(begin)

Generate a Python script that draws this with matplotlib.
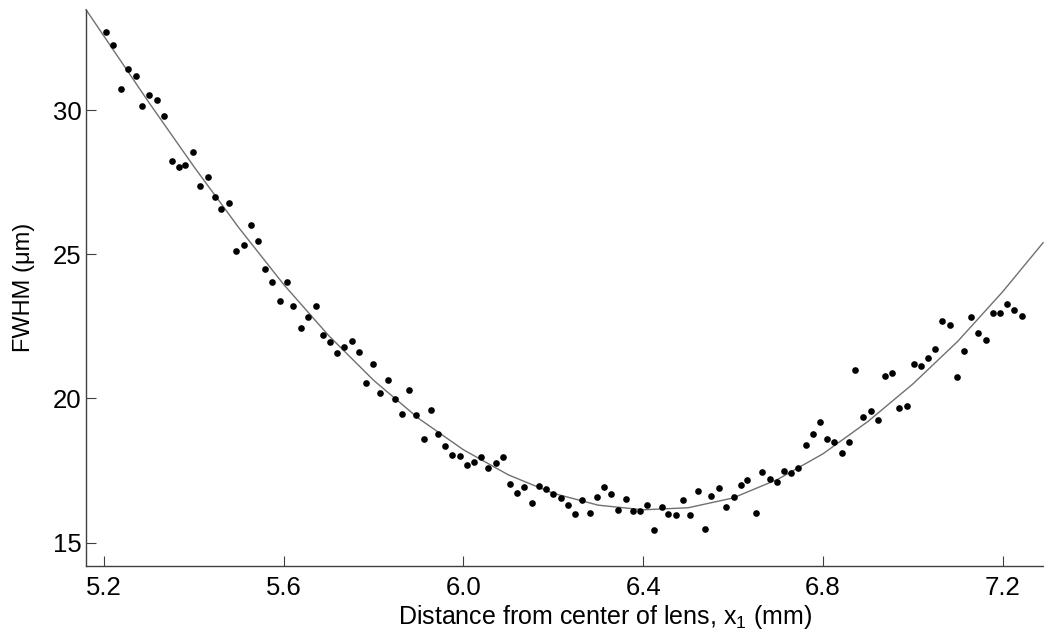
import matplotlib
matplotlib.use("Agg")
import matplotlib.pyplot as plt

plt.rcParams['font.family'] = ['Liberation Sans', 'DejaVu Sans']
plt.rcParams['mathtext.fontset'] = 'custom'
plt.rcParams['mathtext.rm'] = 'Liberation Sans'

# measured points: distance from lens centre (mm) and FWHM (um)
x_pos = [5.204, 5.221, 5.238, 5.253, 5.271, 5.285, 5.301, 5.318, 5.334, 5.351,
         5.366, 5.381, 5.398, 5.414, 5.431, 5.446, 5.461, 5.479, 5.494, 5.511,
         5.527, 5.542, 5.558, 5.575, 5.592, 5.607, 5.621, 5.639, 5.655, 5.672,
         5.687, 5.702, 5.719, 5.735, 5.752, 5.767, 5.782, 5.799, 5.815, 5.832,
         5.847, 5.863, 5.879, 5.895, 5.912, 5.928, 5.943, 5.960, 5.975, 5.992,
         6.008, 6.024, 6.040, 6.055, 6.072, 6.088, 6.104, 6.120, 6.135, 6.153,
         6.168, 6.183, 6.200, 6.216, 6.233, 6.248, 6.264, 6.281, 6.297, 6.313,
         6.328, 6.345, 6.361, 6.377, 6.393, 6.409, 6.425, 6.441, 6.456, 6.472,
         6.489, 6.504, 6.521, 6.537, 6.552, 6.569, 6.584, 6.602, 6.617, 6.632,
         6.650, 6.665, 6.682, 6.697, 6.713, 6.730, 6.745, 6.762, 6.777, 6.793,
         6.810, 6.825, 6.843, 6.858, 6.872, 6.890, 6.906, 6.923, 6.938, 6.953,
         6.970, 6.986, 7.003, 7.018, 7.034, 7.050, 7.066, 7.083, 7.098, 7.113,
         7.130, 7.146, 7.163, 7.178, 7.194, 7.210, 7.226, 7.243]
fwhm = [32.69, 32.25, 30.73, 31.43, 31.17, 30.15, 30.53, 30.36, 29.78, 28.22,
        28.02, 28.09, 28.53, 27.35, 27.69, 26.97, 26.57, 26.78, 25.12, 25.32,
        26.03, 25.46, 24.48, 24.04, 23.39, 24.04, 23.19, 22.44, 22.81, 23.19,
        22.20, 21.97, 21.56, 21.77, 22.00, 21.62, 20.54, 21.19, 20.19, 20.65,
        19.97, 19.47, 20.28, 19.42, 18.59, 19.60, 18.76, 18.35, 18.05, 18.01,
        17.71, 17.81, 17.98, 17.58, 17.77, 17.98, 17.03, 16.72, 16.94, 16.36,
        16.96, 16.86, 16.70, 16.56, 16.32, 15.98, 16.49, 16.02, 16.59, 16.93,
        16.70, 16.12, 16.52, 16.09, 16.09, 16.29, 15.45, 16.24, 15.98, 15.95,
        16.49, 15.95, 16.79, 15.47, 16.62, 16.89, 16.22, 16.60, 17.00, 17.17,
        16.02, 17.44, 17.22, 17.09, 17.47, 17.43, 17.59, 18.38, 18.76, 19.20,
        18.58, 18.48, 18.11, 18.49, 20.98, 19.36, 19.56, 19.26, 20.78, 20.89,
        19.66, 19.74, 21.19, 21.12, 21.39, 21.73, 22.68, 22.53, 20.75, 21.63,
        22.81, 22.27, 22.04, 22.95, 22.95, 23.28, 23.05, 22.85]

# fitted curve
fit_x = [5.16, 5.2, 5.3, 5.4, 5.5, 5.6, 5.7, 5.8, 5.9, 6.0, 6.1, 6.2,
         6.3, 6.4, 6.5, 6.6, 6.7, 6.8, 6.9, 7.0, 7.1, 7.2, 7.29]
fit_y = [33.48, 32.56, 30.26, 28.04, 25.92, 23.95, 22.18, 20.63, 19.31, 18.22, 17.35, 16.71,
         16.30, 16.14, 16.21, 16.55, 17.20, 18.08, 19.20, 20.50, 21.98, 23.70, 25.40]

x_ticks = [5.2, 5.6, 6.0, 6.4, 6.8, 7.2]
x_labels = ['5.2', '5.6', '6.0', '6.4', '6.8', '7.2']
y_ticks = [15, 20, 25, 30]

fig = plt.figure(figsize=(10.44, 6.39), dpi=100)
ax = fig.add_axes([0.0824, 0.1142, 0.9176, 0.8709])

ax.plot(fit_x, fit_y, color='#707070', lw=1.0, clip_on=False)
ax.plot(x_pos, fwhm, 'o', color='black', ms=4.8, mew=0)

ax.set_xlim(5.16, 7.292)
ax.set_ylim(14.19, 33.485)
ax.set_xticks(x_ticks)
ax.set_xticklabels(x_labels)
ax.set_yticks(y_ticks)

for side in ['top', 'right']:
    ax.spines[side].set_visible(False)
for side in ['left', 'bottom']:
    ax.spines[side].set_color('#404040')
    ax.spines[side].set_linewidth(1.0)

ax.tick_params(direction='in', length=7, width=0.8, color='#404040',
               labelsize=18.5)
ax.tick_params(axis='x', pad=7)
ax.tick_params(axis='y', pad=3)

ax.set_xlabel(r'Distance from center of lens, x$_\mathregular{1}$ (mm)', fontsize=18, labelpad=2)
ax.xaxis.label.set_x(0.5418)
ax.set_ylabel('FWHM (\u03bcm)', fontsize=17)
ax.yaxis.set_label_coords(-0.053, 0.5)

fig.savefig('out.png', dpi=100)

(end)

Write out nothing but the lines from the start of the data through the line with "plt.rcParams['mathtext.rm'] = 'Liberation". Leave out the pictures.

Generate a Python script that draws this with matplotlib.
import matplotlib
matplotlib.use("Agg")
import matplotlib.pyplot as plt

plt.rcParams['font.family'] = ['Liberation Sans', 'DejaVu Sans']
plt.rcParams['mathtext.fontset'] = 'custom'
plt.rcParams['mathtext.rm'] = 'Liberation Sans'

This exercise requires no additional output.